● **Task to carry out**:
Repeat all the material exactly; pictures stay out of your copy.

Start of Source material

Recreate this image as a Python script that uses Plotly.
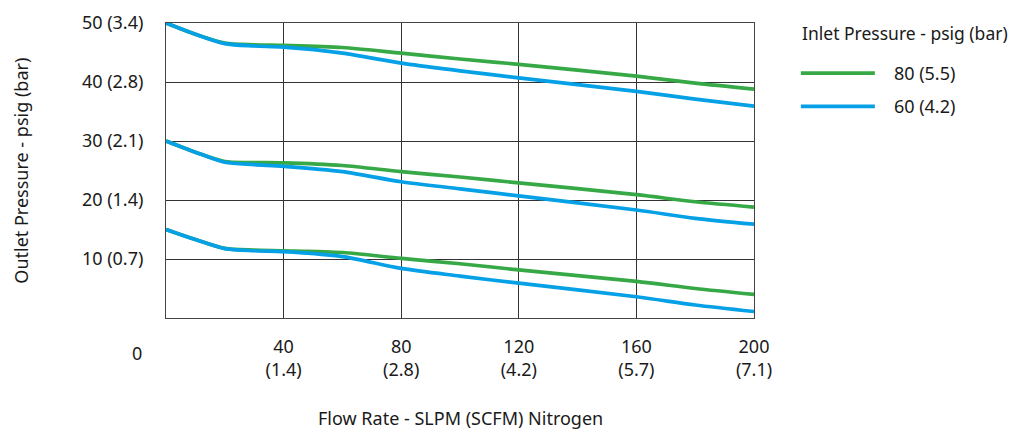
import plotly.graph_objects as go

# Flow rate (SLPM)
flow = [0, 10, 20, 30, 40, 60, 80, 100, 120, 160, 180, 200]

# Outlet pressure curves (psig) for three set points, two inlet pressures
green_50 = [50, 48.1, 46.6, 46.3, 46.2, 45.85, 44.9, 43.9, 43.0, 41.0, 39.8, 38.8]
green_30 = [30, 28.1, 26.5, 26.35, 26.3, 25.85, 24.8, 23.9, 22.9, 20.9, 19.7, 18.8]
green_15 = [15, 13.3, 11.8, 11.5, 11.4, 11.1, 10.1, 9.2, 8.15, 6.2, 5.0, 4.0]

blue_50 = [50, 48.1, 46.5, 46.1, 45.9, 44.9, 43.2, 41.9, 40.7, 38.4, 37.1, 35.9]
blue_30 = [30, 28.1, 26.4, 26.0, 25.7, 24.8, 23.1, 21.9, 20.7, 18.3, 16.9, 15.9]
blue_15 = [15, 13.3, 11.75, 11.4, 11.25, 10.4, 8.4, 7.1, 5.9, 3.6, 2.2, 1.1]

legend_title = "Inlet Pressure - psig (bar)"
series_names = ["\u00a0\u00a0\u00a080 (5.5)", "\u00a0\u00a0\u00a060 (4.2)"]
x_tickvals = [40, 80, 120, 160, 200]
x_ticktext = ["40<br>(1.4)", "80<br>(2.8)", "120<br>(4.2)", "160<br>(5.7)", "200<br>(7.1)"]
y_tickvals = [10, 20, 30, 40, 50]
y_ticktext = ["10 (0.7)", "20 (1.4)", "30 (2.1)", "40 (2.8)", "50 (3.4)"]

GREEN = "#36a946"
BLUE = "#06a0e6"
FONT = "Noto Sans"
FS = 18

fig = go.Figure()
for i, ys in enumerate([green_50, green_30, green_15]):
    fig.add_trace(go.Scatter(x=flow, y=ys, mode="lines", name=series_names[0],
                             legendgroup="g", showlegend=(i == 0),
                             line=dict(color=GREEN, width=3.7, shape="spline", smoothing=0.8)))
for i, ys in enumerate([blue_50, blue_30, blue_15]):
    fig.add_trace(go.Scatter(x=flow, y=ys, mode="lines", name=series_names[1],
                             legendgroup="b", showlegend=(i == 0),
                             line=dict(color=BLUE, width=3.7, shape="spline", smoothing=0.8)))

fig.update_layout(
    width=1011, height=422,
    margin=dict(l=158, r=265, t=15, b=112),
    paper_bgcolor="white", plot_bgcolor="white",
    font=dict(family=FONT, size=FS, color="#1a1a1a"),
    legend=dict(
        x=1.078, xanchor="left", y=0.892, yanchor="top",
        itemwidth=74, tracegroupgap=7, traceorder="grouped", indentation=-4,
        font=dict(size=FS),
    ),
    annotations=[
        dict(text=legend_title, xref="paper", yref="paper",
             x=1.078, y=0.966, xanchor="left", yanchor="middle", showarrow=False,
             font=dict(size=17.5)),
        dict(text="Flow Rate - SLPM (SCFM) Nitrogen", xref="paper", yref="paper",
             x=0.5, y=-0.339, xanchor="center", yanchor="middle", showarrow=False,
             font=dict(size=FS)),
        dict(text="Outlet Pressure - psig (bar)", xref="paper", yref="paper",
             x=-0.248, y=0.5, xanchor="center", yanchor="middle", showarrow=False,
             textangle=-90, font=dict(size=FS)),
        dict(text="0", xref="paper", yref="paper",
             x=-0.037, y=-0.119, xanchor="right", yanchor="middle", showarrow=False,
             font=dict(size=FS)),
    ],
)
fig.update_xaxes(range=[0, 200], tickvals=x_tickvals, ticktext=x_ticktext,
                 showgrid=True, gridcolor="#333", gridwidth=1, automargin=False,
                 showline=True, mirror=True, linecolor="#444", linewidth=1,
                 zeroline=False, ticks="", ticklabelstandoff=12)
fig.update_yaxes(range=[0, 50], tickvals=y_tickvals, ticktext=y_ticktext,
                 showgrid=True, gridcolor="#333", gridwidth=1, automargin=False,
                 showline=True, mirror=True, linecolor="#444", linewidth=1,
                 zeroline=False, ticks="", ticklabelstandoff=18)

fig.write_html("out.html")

End of Source material

● **Solution to the problem**:
Recreate this image as a Python script that uses Plotly.
import plotly.graph_objects as go

# Flow rate (SLPM)
flow = [0, 10, 20, 30, 40, 60, 80, 100, 120, 160, 180, 200]

# Outlet pressure curves (psig) for three set points, two inlet pressures
green_50 = [50, 48.1, 46.6, 46.3, 46.2, 45.85, 44.9, 43.9, 43.0, 41.0, 39.8, 38.8]
green_30 = [30, 28.1, 26.5, 26.35, 26.3, 25.85, 24.8, 23.9, 22.9, 20.9, 19.7, 18.8]
green_15 = [15, 13.3, 11.8, 11.5, 11.4, 11.1, 10.1, 9.2, 8.15, 6.2, 5.0, 4.0]

blue_50 = [50, 48.1, 46.5, 46.1, 45.9, 44.9, 43.2, 41.9, 40.7, 38.4, 37.1, 35.9]
blue_30 = [30, 28.1, 26.4, 26.0, 25.7, 24.8, 23.1, 21.9, 20.7, 18.3, 16.9, 15.9]
blue_15 = [15, 13.3, 11.75, 11.4, 11.25, 10.4, 8.4, 7.1, 5.9, 3.6, 2.2, 1.1]

legend_title = "Inlet Pressure - psig (bar)"
series_names = ["\u00a0\u00a0\u00a080 (5.5)", "\u00a0\u00a0\u00a060 (4.2)"]
x_tickvals = [40, 80, 120, 160, 200]
x_ticktext = ["40<br>(1.4)", "80<br>(2.8)", "120<br>(4.2)", "160<br>(5.7)", "200<br>(7.1)"]
y_tickvals = [10, 20, 30, 40, 50]
y_ticktext = ["10 (0.7)", "20 (1.4)", "30 (2.1)", "40 (2.8)", "50 (3.4)"]

GREEN = "#36a946"
BLUE = "#06a0e6"
FONT = "Noto Sans"
FS = 18

fig = go.Figure()
for i, ys in enumerate([green_50, green_30, green_15]):
    fig.add_trace(go.Scatter(x=flow, y=ys, mode="lines", name=series_names[0],
                             legendgroup="g", showlegend=(i == 0),
                             line=dict(color=GREEN, width=3.7, shape="spline", smoothing=0.8)))
for i, ys in enumerate([blue_50, blue_30, blue_15]):
    fig.add_trace(go.Scatter(x=flow, y=ys, mode="lines", name=series_names[1],
                             legendgroup="b", showlegend=(i == 0),
                             line=dict(color=BLUE, width=3.7, shape="spline", smoothing=0.8)))

fig.update_layout(
    width=1011, height=422,
    margin=dict(l=158, r=265, t=15, b=112),
    paper_bgcolor="white", plot_bgcolor="white",
    font=dict(family=FONT, size=FS, color="#1a1a1a"),
    legend=dict(
        x=1.078, xanchor="left", y=0.892, yanchor="top",
        itemwidth=74, tracegroupgap=7, traceorder="grouped", indentation=-4,
        font=dict(size=FS),
    ),
    annotations=[
        dict(text=legend_title, xref="paper", yref="paper",
             x=1.078, y=0.966, xanchor="left", yanchor="middle", showarrow=False,
             font=dict(size=17.5)),
        dict(text="Flow Rate - SLPM (SCFM) Nitrogen", xref="paper", yref="paper",
             x=0.5, y=-0.339, xanchor="center", yanchor="middle", showarrow=False,
             font=dict(size=FS)),
        dict(text="Outlet Pressure - psig (bar)", xref="paper", yref="paper",
             x=-0.248, y=0.5, xanchor="center", yanchor="middle", showarrow=False,
             textangle=-90, font=dict(size=FS)),
        dict(text="0", xref="paper", yref="paper",
             x=-0.037, y=-0.119, xanchor="right", yanchor="middle", showarrow=False,
             font=dict(size=FS)),
    ],
)
fig.update_xaxes(range=[0, 200], tickvals=x_tickvals, ticktext=x_ticktext,
                 showgrid=True, gridcolor="#333", gridwidth=1, automargin=False,
                 showline=True, mirror=True, linecolor="#444", linewidth=1,
                 zeroline=False, ticks="", ticklabelstandoff=12)
fig.update_yaxes(range=[0, 50], tickvals=y_tickvals, ticktext=y_ticktext,
                 showgrid=True, gridcolor="#333", gridwidth=1, automargin=False,
                 showline=True, mirror=True, linecolor="#444", linewidth=1,
                 zeroline=False, ticks="", ticklabelstandoff=18)

fig.write_html("out.html")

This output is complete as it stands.